Two types of technologies could change the privacy afforded in encrypted messages, and changes to this space could impact all of us.

On October 9, I moderated a panel on encryption, privacy policy, and human rights at the United Nations’s annual Internet Governance Forum. I shared the stage with some fabulous panelists including Roger Dingledine, the director of the Tor Project; Sharon Polsky, the president of the Privacy and Access Council of Canada; and Rand Hammoud, a campaigner at Access Now, a human rights advocacy organization. All strongly believe in and champion the protection of encryption.

I want to tell you about one thing that came up in our conversation: efforts to, in some way, monitor encrypted messages.

Policy proposals have been popping up around the world (like in Australia, India, and, most recently, the UK) that call for tech companies to build in ways to gain information about encrypted messages, including through back-door access. There have also been efforts to increase moderation and safety on encrypted messaging apps, like Signal and Telegram, to try to prevent the spread of abusive content, like child sexual abuse material, criminal networking, and drug trafficking.

Not surprisingly, advocates for encryption are generally opposed to these sorts of proposals as they weaken the level of user privacy that’s currently guaranteed by end-to-end encryption.

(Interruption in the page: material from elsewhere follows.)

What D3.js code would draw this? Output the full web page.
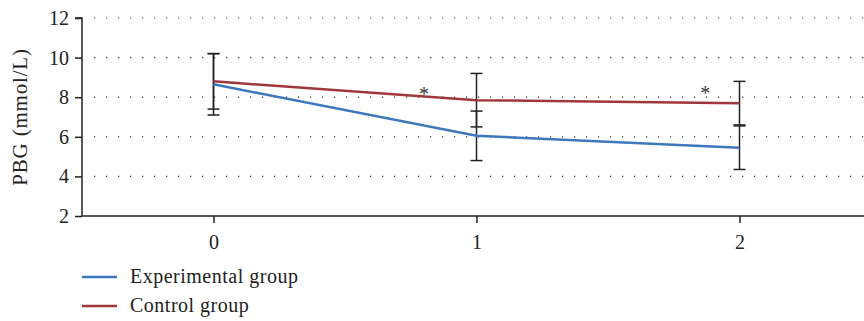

In my prep work before the panel, and then in our conversation, I learned about some new cryptographic technologies that might allow for some content moderation, as well as increased enforcement of platform policies and laws, all *without* breaking encryption. These are sort-of fringe technologies right now, mainly still in the research phase. Though they are being developed in several different flavors, most of these technologies ostensibly enable algorithms to evaluate messages or patterns in their metadata to flag problematic material without having to break encryption or reveal the content of the messages.